Am I alone in not jumping on the Visual Studio [Code] bandwagon? Other online editors have had "vim modes" for ages (e.g. Overleaf) and frankly I'm unlikely to write a chonking great script or project in a browser on Github -- a minor modification is much more likely. VS Code's codebase is huge. Will Github allow people to use other $EDITORs?

(Yes, I'm aware this makes me sound like an old man!)

I am a developer for almost 15 years now. My primary operating system is windows. I have used Linux but only sparingly.

I have used many IDEs.

I have never ever felt the need to use vim.

Is it fair to say, because VSCode does not have a "vim mode", it is somehow inferior as an editor?

I seriously don't get it. I have used VSCode almost from day one. It is a fantastic editor and quite a capable tool. I seriously love it.
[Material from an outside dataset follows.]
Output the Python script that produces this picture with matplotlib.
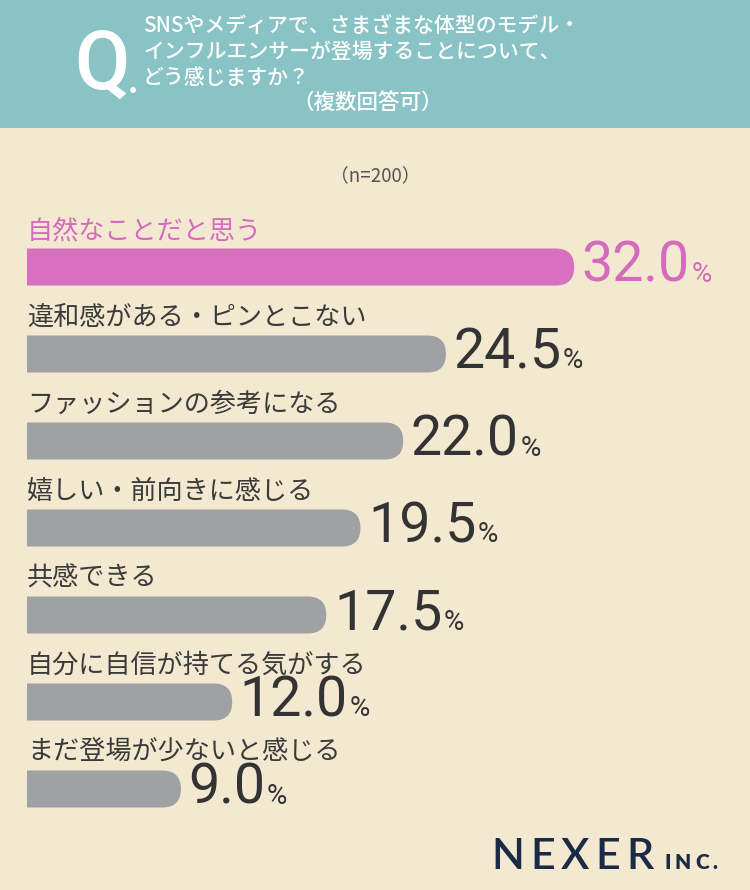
import matplotlib
matplotlib.use('Agg')
import matplotlib.pyplot as plt
from matplotlib.patches import FancyBboxPatch, Rectangle
from matplotlib import font_manager

categories = ["自然なことだと思う", "違和感がある・ピンとこない", "ファッションの参考になる",
              "嬉しい・前向きに感じる", "共感できる", "自分に自信が持てる気がする",
              "まだ登場が少ないと感じる"]
values = [32.0, 24.5, 22.0, 19.5, 17.5, 12.0, 9.0]
title_lines = ["SNSやメディアで、さまざまな体型のモデル・",
               "インフルエンサーが登場することについて、",
               "どう感じますか？"]
subtitle = "（複数回答可）"
sample_note = "（n=200）"
brand = "NEXER"
brand_suffix = "INC."

W, H = 750, 890
BG = '#F3E9D1'
TEAL = '#89C3C5'
PINK = '#D870C0'
PINK_TXT = '#D46BBD'
GRAY = '#A0A1A5'
DARK = '#333333'
LABEL = '#3A3A3A'
NAVY = '#1B2B45'
JP = ['Noto Sans CJK JP', 'DejaVu Sans']

names = {f.name for f in font_manager.fontManager.ttflist}
Q_FAMILY = 'Liberation Sans Narrow' if 'Liberation Sans Narrow' in names else 'Roboto'

fig = plt.figure(figsize=(7.5, 8.9), dpi=100, facecolor=BG)


def fx(px):
    return px / W


def fy(py):
    return 1 - py / H


fig.canvas.draw()
renderer = fig.canvas.get_renderer()

# header band
fig.add_artist(Rectangle((0, fy(128)), 1, 128 / H, transform=fig.transFigure,
                         facecolor=TEAL, edgecolor='none', zorder=0))
if Q_FAMILY == 'Roboto':
    fig.text(fx(74), fy(89), "Q", fontsize=58, color='white', family='Roboto',
             weight='medium', va='baseline', ha='left')
else:
    fig.text(fx(75), fy(89), "Q", fontsize=74, color='white', family=Q_FAMILY,
             weight='bold', va='baseline', ha='left')
fig.text(fx(128), fy(93), ".", fontsize=26, color='white', family='Roboto',
         weight='bold', va='baseline', ha='left')
for j, line in enumerate(title_lines):
    fig.text(fx(143), fy(26 + 26 * j), line, fontsize=15, color='white',
             family=JP, weight='medium', va='center', ha='left')
fig.text(fx(292), fy(104), subtitle, fontsize=15.5, color='white',
         family=JP, weight='medium', va='center', ha='left')

fig.text(0.5, fy(176), sample_note, fontsize=13.5, color='#555555', family=JP,
         va='center', ha='center')

# bars
k = 17.1          # pixels per percent
row_px = 87.0     # pixels per row
left_px = 27
ax = fig.add_axes([fx(left_px), fy(267 + 6 * row_px + row_px / 2),
                   1 - fx(left_px), 7 * row_px / H])
ax.set_xlim(0, (W - left_px) / k)
ax.set_ylim(6.5, -0.5)
ax.axis('off')
ax.patch.set_alpha(0)

aspect = k / row_px
bar_h = 37 / row_px
base_off = 4 / row_px

for i, (cat, v) in enumerate(zip(categories, values)):
    col = PINK if i == 0 else GRAY
    tcol = PINK_TXT if i == 0 else DARK
    p = FancyBboxPatch((-3, i - bar_h / 2), v + 3, bar_h,
                       boxstyle=f"round,pad=0,rounding_size={bar_h / 2 / aspect}",
                       mutation_aspect=aspect, facecolor=col, edgecolor='none')
    ax.add_patch(p)
    ax.text(0.0, i - 0.42, cat, fontsize=18.8, color=PINK_TXT if i == 0 else LABEL,
            family=JP, va='center', ha='left')
    t = ax.annotate(f"{v:.1f}", xy=(v, i + bar_h / 2 - base_off), xytext=(5.5, 0),
                    textcoords='offset points', fontsize=40, family='Roboto',
                    weight='normal', color=tcol, va='baseline', ha='left')
    wpt = t.get_window_extent(renderer).width * 72 / 100
    ax.annotate("%", xy=(v, i + bar_h / 2 - base_off), xytext=(5.5 + wpt + 1.0, 0),
                textcoords='offset points', fontsize=20, family='Roboto',
                color=tcol, va='baseline', ha='left')

# brand
x = 491
for ch in brand:
    t = fig.text(fx(x), fy(869), ch, fontsize=31, family='Lato', weight='semibold',
                 color=NAVY, va='baseline', ha='left')
    x += t.get_window_extent(renderer).width + 6
x += 5
for ch in brand_suffix:
    t = fig.text(fx(x), fy(869), ch, fontsize=15, family='Lato', weight='heavy',
                 color=NAVY, va='baseline', ha='left')
    x += t.get_window_extent(renderer).width + 4

fig.savefig('out.png', dpi=100, facecolor=BG)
I'm someone who also writes code for a living. Linux and MacOS are my primary OSes (in that order). I've used Windows, but only sparingly.

I've written a lot of C, a lot of scripting languages, and a bit of C++. I've used many IDEs.

For me, the "command line" workflow of Makefiles, vim & gdb are really, well, great. When I was a graduate student, I did a lot of pair-programming with a vim wizard who showed me just how insanely fast one can be with it -- it's small, but extensible. Sufficiently intelligent that you can open a 10 GB+ text file in it, jump to a certain line, make a change and exit; all before VS/VSCode would have opened. It's an add on to an IDE. Sometimes, for me, it replaces it.

I've never ever felt the need to use VS, or VSCode. I know other devs love VS for C++, but I love vim – VS feels like a big, bloated IDE where you have to memorise the location of 4e6 different GUI positions and take your hands continually off the keyboard to do anything. Intellisense (and, to a lesser extent, Windows as a whole) deeply irritates me. Vim has a weird, esoteric language with a learning cliff rather than a learning curve -- but I've used it almost from day one. It lets me feel incredibly powerful; it's light, yet has more features than I will ever need.

You and I are different. We've got different interests, different application areas in mind, and different preferences for how to write code and debug it. And that's okay! The key to being productive is accepting that people are different, work differently under different circumstances, and have different strengths, skills, and preferences. It's much better to be accommodating of them, rather than stifle them, and leave a proportion of your staff frustrated.

I'm just very slightly peeved that your preferences are being chosen by Github as a defacto default $EDITOR, but that there is no option whatsoever for mine – despite the fact that javascript vim / emacs "modes" are recognised as being almost religious, with highly developed FOSS javascript libraries nearly offering both keybindings and an implementation for either editor at a click of a button [e.g. 1] that have been around for >10 years.

On top of that, I can't help but notice that Github is usually very accommodating with individual developers' preferences -- to the extent there are often multiple ways of doing things as a result. The fact that, now, both Github and VSCode are both Microsoft products -- and that Microsoft famously likes people to use its "infrastructure", which is often orthogonal to the rest of the world -- just makes a little tiny bit of me feel like this is a change being pushed upon us, as originally explained in their "Embrace, Extend, Extinguish" strategy. I get it, it's a neat feature in beta, and it'll directly benefit some large proportion of their users. But if they're going to deploy fully equipped editors to the web, I'd like to have the ability to chose mine -- and give you the freedom to choose yours. I can't help but think that if this feature was developed prior to their acquisition by Microsoft, it wouldn't be VSCode that was deployed.